On July 4, 1935, circus staff gather at the Ringling Bros. cookhouse to eat and celebrate.
Photo by E.J. Kelty, courtesy of the John and Mable Ringling Museum of Art

Food is a vital aspect of circus life, with an eclectic cuisine derived from many places and times. Like many of us, circus artists eat what they like—often reflecting where in the world they came from, nutritional considerations, and ingredients available. Accordingly, circus cooks learned to prepare regional specialties, as well as dishes and recipes provided by artists from abroad.

When circus people numbering in the thousands traveled across North America by train and performed in enormous tents, the cookhouse tent was one of the first erected in order to keep everyone fed for their long days of high-caloric burn. At Ringling Bros. and Barnum & Bailey Circus, more than one hundred people worked in the cookhouse to prepare thousands of meals—served by white-jacketed waiters three times a day and signaled by raising the cookhouse flag.

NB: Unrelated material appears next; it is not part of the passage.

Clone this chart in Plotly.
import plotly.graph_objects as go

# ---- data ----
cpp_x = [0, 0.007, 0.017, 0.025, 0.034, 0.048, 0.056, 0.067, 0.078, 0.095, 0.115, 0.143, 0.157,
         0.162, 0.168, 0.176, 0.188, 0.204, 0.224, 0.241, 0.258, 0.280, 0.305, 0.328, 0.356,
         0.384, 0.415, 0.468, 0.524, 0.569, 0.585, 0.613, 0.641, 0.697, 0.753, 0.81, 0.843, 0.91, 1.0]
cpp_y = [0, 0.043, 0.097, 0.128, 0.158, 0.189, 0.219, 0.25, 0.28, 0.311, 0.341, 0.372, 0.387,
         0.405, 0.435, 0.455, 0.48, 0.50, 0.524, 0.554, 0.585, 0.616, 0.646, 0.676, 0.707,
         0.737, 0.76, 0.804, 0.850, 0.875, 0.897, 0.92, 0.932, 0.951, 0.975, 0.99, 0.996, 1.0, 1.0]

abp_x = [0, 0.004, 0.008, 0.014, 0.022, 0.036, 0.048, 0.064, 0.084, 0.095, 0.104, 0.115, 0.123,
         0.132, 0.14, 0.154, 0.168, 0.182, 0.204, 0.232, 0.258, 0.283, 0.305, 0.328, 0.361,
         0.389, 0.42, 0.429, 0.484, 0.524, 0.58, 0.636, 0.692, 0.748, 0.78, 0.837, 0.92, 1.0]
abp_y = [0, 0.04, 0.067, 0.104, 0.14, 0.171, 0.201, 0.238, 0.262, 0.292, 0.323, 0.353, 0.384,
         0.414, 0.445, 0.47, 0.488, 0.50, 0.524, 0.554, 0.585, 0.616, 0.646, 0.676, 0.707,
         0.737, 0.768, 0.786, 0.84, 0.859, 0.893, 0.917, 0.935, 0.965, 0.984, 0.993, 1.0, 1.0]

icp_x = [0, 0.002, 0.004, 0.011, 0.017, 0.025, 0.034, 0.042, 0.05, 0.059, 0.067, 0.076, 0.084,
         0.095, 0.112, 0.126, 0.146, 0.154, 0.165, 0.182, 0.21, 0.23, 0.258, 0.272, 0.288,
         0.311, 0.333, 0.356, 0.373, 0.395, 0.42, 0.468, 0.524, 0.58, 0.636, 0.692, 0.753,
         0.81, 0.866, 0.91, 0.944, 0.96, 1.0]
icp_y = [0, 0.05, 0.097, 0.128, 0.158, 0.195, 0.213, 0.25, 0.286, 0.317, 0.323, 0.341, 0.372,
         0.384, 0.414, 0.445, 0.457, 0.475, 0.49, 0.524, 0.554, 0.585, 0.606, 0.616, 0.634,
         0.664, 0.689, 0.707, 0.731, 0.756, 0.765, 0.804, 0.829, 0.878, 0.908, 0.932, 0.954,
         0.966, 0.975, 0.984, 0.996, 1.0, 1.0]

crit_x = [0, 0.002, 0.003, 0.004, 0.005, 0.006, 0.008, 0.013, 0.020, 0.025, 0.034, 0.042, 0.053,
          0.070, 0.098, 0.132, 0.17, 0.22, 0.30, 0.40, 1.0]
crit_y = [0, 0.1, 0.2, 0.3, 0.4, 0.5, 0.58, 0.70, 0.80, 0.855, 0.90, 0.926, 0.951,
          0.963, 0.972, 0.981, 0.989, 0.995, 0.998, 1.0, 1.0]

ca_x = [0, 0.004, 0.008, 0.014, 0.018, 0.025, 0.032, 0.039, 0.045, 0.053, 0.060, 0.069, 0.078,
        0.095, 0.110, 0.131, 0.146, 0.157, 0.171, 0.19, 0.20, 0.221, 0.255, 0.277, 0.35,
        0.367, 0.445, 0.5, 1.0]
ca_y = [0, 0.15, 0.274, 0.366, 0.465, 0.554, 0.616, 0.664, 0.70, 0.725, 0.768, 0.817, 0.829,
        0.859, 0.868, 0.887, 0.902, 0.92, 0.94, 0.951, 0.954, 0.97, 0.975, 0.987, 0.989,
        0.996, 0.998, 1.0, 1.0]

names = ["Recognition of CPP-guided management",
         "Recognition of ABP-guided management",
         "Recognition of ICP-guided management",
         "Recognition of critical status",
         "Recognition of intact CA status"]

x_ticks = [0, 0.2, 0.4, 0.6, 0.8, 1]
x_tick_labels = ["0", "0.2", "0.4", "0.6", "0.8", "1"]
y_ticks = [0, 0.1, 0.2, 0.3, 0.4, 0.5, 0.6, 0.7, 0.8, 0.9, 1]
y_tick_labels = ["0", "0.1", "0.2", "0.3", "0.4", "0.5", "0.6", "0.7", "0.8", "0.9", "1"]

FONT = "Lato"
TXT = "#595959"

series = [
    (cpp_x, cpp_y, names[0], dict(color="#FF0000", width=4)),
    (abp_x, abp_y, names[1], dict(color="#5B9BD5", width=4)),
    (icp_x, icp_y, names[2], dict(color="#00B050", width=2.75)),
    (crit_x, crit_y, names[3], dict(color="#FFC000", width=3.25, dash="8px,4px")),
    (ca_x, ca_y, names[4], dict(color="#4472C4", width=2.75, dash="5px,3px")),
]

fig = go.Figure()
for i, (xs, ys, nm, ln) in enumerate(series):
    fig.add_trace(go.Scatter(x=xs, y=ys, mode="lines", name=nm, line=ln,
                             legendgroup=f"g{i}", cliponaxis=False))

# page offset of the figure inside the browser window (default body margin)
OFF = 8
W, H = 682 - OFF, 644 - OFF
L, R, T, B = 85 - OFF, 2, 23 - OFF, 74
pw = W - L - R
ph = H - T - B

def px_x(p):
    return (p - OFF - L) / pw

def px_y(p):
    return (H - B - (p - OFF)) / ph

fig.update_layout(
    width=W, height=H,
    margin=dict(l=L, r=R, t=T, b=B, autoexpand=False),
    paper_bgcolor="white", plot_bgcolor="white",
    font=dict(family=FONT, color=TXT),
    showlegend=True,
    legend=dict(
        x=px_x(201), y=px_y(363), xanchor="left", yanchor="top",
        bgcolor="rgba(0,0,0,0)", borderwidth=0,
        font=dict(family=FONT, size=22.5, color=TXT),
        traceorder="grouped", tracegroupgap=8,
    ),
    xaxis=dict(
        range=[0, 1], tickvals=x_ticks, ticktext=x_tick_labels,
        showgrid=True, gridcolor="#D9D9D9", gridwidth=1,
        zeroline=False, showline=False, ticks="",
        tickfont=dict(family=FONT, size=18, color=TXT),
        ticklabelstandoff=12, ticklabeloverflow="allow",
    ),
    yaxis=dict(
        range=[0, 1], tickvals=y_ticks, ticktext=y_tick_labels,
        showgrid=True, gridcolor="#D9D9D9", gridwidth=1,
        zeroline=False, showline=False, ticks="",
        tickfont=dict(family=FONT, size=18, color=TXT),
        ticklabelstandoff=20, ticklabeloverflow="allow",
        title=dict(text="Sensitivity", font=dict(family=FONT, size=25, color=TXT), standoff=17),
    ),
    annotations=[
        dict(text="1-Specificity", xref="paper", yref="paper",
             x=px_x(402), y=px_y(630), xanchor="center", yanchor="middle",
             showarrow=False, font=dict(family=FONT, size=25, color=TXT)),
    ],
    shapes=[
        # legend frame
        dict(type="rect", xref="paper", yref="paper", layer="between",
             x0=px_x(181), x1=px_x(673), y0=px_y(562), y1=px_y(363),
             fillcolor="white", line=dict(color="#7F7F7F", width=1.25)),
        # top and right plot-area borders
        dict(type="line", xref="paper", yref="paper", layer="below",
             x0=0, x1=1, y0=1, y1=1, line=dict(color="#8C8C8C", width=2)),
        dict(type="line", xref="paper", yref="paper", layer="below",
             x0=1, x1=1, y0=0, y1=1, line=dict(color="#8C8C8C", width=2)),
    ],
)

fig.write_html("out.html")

Breakfast typically included cereals, bread, pancakes, fresh fruit if available, thousands of eggs, bacon, and coffee. Lunch and dinner provided soup, salad (with fresh ingredients if available), stewed or barbecued meats, potatoes or other starches, and simple desserts, along with coffee, tea, or milk. Thanks to the wider availability of foods today, circus artists have more options, but the meals remain an important part of the day and a shared part of circus life.

At the Carson and Barnes Circus in 1995, “no whistling” was one of the cookhouse rules.
At the Carson and Barnes Circus in 1995, “no whistling” was one of the cookhouse rules.
Photo by Dawn Rogala, courtesy of Smithsonian’s National Museum of American History

The Festival Cookhouse

At the 2017 Folklife Festival, four circus cooks will demonstrate various dishes and share stories about the many tastes of circus food. Watch for the cookhouse flag!

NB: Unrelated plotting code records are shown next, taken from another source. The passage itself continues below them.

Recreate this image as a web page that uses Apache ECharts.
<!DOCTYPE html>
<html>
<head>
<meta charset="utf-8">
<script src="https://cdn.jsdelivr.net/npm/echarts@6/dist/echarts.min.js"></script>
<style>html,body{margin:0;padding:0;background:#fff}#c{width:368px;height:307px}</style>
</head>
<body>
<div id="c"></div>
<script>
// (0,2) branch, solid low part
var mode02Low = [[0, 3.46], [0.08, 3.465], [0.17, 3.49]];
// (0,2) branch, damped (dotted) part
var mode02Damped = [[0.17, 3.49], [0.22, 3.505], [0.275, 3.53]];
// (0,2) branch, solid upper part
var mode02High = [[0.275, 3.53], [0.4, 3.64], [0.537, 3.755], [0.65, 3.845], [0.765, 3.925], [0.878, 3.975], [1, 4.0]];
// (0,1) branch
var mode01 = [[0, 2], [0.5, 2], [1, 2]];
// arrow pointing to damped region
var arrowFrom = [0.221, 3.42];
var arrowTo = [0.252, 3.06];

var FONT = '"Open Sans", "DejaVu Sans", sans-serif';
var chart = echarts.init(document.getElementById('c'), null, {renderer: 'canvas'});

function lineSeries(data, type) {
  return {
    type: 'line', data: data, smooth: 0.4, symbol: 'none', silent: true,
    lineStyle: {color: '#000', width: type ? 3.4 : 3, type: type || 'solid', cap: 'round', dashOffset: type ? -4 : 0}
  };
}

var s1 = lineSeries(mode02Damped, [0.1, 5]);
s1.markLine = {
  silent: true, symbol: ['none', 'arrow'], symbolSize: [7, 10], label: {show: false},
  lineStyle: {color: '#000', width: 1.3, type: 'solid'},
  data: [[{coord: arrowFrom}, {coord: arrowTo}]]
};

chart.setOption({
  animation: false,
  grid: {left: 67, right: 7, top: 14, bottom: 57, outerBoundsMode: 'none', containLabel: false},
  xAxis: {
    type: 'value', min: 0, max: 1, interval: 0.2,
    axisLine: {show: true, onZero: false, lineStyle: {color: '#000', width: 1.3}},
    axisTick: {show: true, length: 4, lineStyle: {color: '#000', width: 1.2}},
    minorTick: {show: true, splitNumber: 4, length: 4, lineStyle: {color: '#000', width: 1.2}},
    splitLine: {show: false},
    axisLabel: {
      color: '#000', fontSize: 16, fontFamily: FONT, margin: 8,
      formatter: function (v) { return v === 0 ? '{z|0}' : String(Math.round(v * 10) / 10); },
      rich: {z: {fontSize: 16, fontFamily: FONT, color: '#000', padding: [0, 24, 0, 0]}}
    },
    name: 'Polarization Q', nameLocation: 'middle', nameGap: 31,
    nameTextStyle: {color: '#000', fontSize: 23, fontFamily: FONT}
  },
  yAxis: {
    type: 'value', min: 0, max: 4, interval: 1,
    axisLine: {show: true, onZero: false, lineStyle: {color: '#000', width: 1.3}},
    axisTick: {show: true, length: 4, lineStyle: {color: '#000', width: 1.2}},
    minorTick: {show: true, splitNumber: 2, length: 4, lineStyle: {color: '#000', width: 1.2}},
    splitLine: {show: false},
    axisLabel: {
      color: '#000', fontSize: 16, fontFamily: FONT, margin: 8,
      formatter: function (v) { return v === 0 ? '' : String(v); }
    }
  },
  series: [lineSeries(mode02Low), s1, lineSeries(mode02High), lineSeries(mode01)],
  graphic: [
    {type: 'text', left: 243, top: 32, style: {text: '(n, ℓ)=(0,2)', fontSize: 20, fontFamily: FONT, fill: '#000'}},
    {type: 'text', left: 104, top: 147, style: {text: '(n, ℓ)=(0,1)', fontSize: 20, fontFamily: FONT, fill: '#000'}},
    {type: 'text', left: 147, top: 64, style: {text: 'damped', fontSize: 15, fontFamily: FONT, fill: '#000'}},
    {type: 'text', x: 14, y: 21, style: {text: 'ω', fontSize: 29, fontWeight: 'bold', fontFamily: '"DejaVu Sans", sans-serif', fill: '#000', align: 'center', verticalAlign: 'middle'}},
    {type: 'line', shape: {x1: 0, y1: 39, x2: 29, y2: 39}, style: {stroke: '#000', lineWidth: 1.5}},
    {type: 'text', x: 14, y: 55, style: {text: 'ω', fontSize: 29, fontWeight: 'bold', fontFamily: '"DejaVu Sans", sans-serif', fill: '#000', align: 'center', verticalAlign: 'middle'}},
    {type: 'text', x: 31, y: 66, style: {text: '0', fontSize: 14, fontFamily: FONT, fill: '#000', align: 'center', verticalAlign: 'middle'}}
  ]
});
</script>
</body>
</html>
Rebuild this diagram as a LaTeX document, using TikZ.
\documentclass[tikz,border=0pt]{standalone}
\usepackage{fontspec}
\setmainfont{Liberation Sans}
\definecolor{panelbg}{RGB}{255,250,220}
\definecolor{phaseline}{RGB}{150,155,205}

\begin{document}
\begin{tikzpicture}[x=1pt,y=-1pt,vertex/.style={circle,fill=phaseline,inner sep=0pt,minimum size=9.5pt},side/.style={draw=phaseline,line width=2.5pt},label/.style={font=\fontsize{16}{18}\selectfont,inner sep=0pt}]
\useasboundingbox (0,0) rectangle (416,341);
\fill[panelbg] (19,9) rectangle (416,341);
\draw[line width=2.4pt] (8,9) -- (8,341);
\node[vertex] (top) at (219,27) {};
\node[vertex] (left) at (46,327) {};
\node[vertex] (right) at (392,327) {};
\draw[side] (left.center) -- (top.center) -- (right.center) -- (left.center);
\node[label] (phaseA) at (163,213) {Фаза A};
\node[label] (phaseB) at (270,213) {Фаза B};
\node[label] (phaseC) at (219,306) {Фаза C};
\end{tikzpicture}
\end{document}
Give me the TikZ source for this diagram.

See a full schedule of Cookhouse events

Sarah Chapman joined Sailor Circus at age twelve and has performed aerial acts for twenty years. Her love for cooking inspired her to publish four circus-themed cookbooks and a memoir. She is also an independent scholar of circus culture and gives circus-related presentations at national conferences.

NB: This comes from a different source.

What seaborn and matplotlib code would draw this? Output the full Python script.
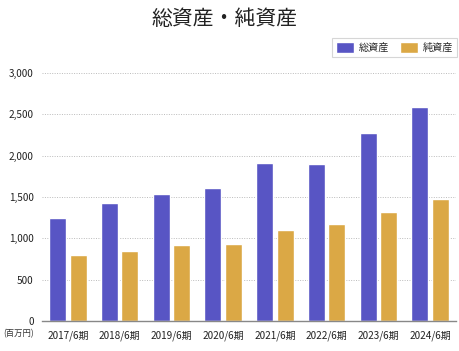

Rebecca Geren has worked in the restaurant industry for more than twenty years. With her husband Chris, she opened a food cart that serves quality local foods. Their three children are all part of the Wenatchee Youth Circus. While traveling alongside her kids, she helps run the cook shack, serving healthy meals for the performers.

Raymond Slizewski received a degree in culinary arts at Newbury College in Boston. He has spent thirty years cooking for others, including six years as chef for the Big Apple Circus, where he operated a recreation/community hall called the Cookhouse that ran twenty-four hours a day. With circus workers coming from all over the world, he has spent much time creating culturally diverse dishes.

Amity Stoddard joined Circus Smirkus in 2003 as kitchen director and documented her travels in a memoir-in-stories. Since then, she has worked as touring artistic office manager for Big Apple Circus, touring chef for Cirque du Soleil, and assisting coach/manager for Academy of Circus Arts. In 2015, she co-founded the Sellam Circus School.